:: Provided material

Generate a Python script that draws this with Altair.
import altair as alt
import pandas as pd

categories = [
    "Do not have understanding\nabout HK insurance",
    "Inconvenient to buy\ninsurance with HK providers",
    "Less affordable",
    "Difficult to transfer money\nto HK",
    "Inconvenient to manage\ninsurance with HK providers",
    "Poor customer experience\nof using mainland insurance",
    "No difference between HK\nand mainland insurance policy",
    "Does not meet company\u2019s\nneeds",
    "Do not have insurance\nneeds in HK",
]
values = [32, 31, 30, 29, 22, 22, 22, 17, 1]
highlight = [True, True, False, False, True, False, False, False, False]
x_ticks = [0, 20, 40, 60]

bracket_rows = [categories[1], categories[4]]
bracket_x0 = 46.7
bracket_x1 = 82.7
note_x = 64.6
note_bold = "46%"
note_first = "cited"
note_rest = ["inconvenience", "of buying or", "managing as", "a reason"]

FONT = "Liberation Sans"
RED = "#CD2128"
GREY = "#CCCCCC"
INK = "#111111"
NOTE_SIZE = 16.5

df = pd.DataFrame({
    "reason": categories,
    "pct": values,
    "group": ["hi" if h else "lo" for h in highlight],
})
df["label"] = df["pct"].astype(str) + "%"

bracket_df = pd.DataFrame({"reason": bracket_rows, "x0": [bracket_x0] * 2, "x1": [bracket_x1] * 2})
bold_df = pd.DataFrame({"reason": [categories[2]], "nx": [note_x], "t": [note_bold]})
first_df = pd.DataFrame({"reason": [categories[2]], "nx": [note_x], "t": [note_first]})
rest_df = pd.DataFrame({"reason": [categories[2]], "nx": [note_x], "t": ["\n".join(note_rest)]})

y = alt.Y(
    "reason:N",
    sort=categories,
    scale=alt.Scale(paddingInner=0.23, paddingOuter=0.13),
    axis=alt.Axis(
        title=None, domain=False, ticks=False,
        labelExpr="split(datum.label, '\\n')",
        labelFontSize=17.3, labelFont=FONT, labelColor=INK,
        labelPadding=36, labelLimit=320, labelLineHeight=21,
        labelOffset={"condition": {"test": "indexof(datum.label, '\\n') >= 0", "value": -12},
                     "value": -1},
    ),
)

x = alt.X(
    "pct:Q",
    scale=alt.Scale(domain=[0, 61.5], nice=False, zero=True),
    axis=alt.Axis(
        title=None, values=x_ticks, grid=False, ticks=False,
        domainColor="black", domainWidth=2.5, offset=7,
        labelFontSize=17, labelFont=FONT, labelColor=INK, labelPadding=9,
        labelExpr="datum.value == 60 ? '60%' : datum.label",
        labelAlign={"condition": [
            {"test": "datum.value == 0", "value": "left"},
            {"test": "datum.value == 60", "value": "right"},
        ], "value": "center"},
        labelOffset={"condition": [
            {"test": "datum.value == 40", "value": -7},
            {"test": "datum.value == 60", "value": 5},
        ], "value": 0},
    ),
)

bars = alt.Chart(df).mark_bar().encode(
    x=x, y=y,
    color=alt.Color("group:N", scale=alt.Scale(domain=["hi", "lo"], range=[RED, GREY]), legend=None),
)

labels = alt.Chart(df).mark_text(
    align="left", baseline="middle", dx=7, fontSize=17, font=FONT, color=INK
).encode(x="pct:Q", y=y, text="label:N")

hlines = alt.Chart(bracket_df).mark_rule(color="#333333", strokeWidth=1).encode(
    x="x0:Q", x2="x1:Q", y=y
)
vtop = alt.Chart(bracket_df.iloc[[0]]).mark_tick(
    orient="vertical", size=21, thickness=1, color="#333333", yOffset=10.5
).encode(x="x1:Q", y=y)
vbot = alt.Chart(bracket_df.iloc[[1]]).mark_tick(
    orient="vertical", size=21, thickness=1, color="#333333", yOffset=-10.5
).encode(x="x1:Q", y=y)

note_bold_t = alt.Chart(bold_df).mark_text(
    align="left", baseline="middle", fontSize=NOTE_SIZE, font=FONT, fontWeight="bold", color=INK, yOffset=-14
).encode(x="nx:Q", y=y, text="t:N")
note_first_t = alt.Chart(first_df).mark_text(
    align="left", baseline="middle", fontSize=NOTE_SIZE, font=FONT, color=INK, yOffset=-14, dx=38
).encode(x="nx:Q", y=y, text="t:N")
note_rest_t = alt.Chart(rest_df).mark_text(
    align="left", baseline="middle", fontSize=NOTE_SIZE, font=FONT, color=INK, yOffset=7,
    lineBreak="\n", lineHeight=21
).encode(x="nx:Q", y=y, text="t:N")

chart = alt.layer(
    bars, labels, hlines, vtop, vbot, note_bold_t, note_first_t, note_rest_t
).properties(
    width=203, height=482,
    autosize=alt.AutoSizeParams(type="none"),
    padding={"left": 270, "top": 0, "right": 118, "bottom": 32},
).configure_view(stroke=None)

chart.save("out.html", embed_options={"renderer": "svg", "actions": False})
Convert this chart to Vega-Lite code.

::::

◆ **Your task**
Can you reproduce all the material exactly?

◆ **Reply**
Generate a Python script that draws this with Altair.
import altair as alt
import pandas as pd

categories = [
    "Do not have understanding\nabout HK insurance",
    "Inconvenient to buy\ninsurance with HK providers",
    "Less affordable",
    "Difficult to transfer money\nto HK",
    "Inconvenient to manage\ninsurance with HK providers",
    "Poor customer experience\nof using mainland insurance",
    "No difference between HK\nand mainland insurance policy",
    "Does not meet company\u2019s\nneeds",
    "Do not have insurance\nneeds in HK",
]
values = [32, 31, 30, 29, 22, 22, 22, 17, 1]
highlight = [True, True, False, False, True, False, False, False, False]
x_ticks = [0, 20, 40, 60]

bracket_rows = [categories[1], categories[4]]
bracket_x0 = 46.7
bracket_x1 = 82.7
note_x = 64.6
note_bold = "46%"
note_first = "cited"
note_rest = ["inconvenience", "of buying or", "managing as", "a reason"]

FONT = "Liberation Sans"
RED = "#CD2128"
GREY = "#CCCCCC"
INK = "#111111"
NOTE_SIZE = 16.5

df = pd.DataFrame({
    "reason": categories,
    "pct": values,
    "group": ["hi" if h else "lo" for h in highlight],
})
df["label"] = df["pct"].astype(str) + "%"

bracket_df = pd.DataFrame({"reason": bracket_rows, "x0": [bracket_x0] * 2, "x1": [bracket_x1] * 2})
bold_df = pd.DataFrame({"reason": [categories[2]], "nx": [note_x], "t": [note_bold]})
first_df = pd.DataFrame({"reason": [categories[2]], "nx": [note_x], "t": [note_first]})
rest_df = pd.DataFrame({"reason": [categories[2]], "nx": [note_x], "t": ["\n".join(note_rest)]})

y = alt.Y(
    "reason:N",
    sort=categories,
    scale=alt.Scale(paddingInner=0.23, paddingOuter=0.13),
    axis=alt.Axis(
        title=None, domain=False, ticks=False,
        labelExpr="split(datum.label, '\\n')",
        labelFontSize=17.3, labelFont=FONT, labelColor=INK,
        labelPadding=36, labelLimit=320, labelLineHeight=21,
        labelOffset={"condition": {"test": "indexof(datum.label, '\\n') >= 0", "value": -12},
                     "value": -1},
    ),
)

x = alt.X(
    "pct:Q",
    scale=alt.Scale(domain=[0, 61.5], nice=False, zero=True),
    axis=alt.Axis(
        title=None, values=x_ticks, grid=False, ticks=False,
        domainColor="black", domainWidth=2.5, offset=7,
        labelFontSize=17, labelFont=FONT, labelColor=INK, labelPadding=9,
        labelExpr="datum.value == 60 ? '60%' : datum.label",
        labelAlign={"condition": [
            {"test": "datum.value == 0", "value": "left"},
            {"test": "datum.value == 60", "value": "right"},
        ], "value": "center"},
        labelOffset={"condition": [
            {"test": "datum.value == 40", "value": -7},
            {"test": "datum.value == 60", "value": 5},
        ], "value": 0},
    ),
)

bars = alt.Chart(df).mark_bar().encode(
    x=x, y=y,
    color=alt.Color("group:N", scale=alt.Scale(domain=["hi", "lo"], range=[RED, GREY]), legend=None),
)

labels = alt.Chart(df).mark_text(
    align="left", baseline="middle", dx=7, fontSize=17, font=FONT, color=INK
).encode(x="pct:Q", y=y, text="label:N")

hlines = alt.Chart(bracket_df).mark_rule(color="#333333", strokeWidth=1).encode(
    x="x0:Q", x2="x1:Q", y=y
)
vtop = alt.Chart(bracket_df.iloc[[0]]).mark_tick(
    orient="vertical", size=21, thickness=1, color="#333333", yOffset=10.5
).encode(x="x1:Q", y=y)
vbot = alt.Chart(bracket_df.iloc[[1]]).mark_tick(
    orient="vertical", size=21, thickness=1, color="#333333", yOffset=-10.5
).encode(x="x1:Q", y=y)

note_bold_t = alt.Chart(bold_df).mark_text(
    align="left", baseline="middle", fontSize=NOTE_SIZE, font=FONT, fontWeight="bold", color=INK, yOffset=-14
).encode(x="nx:Q", y=y, text="t:N")
note_first_t = alt.Chart(first_df).mark_text(
    align="left", baseline="middle", fontSize=NOTE_SIZE, font=FONT, color=INK, yOffset=-14, dx=38
).encode(x="nx:Q", y=y, text="t:N")
note_rest_t = alt.Chart(rest_df).mark_text(
    align="left", baseline="middle", fontSize=NOTE_SIZE, font=FONT, color=INK, yOffset=7,
    lineBreak="\n", lineHeight=21
).encode(x="nx:Q", y=y, text="t:N")

chart = alt.layer(
    bars, labels, hlines, vtop, vbot, note_bold_t, note_first_t, note_rest_t
).properties(
    width=203, height=482,
    autosize=alt.AutoSizeParams(type="none"),
    padding={"left": 270, "top": 0, "right": 118, "bottom": 32},
).configure_view(stroke=None)

chart.save("out.html", embed_options={"renderer": "svg", "actions": False})
Convert this chart to Vega-Lite code.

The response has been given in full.